Given problem:
Begin with the first line of the material and copy each line word for word through the line that contains "plt.rcParams['font.stretch'] = 'condensed'"; the pictures are left out.

Data provided:
>> BEGIN

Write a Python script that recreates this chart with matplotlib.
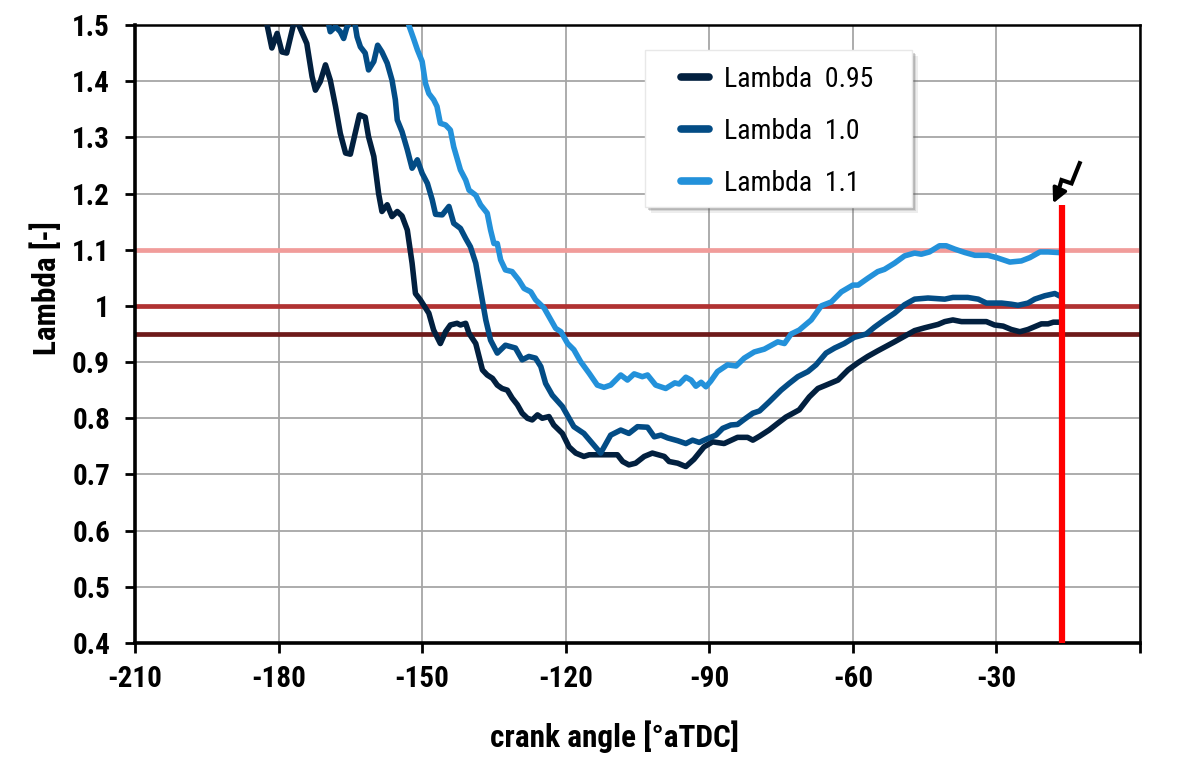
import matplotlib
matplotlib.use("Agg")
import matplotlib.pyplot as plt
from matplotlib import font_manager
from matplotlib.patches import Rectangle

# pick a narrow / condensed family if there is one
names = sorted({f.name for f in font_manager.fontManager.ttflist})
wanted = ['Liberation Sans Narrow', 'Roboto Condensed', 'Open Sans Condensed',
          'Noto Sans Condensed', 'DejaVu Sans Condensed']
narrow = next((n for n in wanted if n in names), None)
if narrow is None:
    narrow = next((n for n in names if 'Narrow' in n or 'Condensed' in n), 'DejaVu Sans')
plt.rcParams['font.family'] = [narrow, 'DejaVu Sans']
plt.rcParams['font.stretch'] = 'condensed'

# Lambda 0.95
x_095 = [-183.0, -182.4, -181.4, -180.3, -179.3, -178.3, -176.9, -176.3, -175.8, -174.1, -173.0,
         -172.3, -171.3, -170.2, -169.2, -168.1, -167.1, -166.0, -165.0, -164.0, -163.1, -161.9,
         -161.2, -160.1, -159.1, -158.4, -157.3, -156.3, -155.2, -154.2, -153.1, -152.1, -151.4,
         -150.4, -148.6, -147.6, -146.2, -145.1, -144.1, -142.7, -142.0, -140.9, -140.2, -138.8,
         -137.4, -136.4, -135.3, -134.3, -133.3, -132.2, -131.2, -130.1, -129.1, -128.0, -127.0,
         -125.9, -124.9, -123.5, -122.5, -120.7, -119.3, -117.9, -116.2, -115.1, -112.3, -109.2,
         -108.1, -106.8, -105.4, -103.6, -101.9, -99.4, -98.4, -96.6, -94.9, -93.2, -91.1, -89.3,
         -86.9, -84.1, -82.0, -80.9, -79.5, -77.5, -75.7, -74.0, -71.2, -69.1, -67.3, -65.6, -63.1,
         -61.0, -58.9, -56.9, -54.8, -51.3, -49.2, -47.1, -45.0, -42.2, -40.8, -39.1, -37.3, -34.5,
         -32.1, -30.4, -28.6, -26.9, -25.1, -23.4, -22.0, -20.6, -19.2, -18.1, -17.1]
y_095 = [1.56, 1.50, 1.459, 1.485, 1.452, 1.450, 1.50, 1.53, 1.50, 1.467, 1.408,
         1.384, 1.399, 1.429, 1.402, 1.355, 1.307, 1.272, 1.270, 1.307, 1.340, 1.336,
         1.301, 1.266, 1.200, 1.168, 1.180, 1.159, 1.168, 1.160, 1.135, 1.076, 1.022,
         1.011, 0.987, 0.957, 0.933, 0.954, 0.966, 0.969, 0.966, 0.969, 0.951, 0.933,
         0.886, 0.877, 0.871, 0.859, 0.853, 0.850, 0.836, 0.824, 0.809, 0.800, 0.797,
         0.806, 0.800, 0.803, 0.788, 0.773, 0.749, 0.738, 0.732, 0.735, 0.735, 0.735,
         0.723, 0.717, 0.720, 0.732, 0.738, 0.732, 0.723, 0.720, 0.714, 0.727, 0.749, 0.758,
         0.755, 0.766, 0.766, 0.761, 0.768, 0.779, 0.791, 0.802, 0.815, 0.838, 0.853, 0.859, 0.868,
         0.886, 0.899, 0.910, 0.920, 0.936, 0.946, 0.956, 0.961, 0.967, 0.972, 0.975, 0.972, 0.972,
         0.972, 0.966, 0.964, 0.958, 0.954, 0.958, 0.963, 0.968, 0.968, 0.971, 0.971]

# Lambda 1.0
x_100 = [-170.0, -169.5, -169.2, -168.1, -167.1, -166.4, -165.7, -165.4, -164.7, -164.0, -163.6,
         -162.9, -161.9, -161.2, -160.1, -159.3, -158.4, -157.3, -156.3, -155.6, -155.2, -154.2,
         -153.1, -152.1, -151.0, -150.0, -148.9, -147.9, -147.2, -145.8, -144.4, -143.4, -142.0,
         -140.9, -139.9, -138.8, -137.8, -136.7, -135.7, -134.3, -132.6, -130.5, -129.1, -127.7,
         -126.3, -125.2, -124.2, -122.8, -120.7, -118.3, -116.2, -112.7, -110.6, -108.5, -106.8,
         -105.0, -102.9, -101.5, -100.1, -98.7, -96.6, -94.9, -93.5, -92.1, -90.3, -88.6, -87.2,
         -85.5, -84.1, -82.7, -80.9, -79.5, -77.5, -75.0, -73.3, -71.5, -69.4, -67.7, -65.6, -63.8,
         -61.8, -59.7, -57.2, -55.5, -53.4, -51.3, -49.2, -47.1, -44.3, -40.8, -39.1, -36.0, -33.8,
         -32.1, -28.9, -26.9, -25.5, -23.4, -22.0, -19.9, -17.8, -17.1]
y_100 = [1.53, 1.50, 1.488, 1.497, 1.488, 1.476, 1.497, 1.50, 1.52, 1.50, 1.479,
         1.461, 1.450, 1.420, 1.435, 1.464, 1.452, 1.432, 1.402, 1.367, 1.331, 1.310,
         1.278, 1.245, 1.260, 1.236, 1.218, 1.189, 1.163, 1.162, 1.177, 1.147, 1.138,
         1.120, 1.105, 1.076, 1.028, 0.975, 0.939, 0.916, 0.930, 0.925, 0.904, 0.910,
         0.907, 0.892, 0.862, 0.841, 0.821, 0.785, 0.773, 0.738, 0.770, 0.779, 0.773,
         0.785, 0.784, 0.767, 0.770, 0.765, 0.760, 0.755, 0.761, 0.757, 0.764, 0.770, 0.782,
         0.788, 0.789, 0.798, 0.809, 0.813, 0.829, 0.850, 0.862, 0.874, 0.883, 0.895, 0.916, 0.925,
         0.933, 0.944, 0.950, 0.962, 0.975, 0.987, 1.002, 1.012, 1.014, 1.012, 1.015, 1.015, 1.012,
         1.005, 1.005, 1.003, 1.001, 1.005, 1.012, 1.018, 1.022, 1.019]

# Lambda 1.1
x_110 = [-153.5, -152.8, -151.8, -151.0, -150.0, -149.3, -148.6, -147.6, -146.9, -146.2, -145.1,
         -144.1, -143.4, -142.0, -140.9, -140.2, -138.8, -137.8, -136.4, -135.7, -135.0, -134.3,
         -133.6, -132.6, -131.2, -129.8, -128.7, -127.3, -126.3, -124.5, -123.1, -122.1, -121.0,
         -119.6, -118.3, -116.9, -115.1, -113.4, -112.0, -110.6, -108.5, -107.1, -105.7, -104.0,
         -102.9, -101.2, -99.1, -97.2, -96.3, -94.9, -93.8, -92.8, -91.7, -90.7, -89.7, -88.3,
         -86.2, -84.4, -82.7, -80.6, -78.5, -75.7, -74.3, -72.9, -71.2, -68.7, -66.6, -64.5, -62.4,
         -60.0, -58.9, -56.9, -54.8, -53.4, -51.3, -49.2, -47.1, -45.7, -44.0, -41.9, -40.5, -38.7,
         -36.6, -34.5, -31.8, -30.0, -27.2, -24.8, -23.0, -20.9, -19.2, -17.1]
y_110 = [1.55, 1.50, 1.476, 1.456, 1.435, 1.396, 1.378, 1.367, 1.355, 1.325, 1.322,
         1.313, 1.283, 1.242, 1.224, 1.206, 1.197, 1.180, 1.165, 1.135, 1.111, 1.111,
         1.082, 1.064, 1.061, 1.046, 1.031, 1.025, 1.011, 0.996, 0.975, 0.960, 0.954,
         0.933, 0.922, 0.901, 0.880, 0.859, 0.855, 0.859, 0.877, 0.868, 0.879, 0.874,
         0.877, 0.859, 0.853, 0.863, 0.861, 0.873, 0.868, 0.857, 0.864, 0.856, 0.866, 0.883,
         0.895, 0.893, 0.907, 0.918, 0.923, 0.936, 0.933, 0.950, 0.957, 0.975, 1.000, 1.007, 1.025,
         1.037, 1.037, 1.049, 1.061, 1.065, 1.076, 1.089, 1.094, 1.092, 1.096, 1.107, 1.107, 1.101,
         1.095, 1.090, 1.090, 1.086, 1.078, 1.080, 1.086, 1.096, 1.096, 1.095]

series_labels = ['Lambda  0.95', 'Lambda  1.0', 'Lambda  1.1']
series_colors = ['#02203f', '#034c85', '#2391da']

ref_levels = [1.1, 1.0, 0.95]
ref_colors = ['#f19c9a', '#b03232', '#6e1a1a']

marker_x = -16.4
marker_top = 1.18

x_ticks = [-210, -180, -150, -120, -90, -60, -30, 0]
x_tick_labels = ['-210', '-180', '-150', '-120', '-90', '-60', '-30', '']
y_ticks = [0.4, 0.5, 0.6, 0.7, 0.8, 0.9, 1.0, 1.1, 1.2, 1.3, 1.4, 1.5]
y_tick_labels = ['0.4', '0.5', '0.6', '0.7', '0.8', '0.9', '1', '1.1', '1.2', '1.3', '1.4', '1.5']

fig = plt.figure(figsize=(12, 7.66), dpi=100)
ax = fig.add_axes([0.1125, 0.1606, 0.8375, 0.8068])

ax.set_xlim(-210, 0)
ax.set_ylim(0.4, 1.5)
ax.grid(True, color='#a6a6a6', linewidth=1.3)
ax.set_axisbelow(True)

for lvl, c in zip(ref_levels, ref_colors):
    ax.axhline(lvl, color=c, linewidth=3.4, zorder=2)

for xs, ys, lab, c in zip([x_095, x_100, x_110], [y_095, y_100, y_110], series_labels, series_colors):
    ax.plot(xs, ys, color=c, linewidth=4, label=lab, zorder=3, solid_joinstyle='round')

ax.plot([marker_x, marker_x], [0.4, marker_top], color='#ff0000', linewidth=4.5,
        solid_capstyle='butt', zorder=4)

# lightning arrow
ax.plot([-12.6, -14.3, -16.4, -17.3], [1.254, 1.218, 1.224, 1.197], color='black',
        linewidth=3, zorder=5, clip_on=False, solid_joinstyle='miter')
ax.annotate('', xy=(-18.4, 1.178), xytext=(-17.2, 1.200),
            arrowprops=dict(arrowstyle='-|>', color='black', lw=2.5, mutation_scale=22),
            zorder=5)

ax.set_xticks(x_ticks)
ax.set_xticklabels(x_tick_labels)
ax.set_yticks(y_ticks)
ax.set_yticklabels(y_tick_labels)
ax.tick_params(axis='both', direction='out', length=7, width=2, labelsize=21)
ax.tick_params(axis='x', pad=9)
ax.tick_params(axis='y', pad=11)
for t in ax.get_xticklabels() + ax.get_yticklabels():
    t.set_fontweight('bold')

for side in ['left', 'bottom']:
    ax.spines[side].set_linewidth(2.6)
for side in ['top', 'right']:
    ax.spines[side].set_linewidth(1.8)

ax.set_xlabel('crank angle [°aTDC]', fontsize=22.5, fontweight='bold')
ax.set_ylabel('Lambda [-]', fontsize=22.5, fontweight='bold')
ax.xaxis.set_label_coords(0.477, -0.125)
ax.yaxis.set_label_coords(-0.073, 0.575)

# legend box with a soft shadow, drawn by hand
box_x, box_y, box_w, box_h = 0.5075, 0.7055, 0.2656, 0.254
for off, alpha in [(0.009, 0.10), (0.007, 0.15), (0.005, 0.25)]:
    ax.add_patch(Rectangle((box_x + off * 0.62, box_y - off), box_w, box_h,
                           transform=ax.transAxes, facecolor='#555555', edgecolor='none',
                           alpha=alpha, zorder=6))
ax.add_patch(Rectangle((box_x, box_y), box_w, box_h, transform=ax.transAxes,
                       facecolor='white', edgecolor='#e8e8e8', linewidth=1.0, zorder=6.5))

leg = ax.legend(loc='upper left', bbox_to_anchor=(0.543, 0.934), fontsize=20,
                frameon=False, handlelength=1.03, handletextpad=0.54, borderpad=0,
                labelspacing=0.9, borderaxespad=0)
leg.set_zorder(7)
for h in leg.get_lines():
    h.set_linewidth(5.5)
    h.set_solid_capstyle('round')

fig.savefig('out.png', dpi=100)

>> END

Task answer:
Write a Python script that recreates this chart with matplotlib.
import matplotlib
matplotlib.use("Agg")
import matplotlib.pyplot as plt
from matplotlib import font_manager
from matplotlib.patches import Rectangle

# pick a narrow / condensed family if there is one
names = sorted({f.name for f in font_manager.fontManager.ttflist})
wanted = ['Liberation Sans Narrow', 'Roboto Condensed', 'Open Sans Condensed',
          'Noto Sans Condensed', 'DejaVu Sans Condensed']
narrow = next((n for n in wanted if n in names), None)
if narrow is None:
    narrow = next((n for n in names if 'Narrow' in n or 'Condensed' in n), 'DejaVu Sans')
plt.rcParams['font.family'] = [narrow, 'DejaVu Sans']
plt.rcParams['font.stretch'] = 'condensed'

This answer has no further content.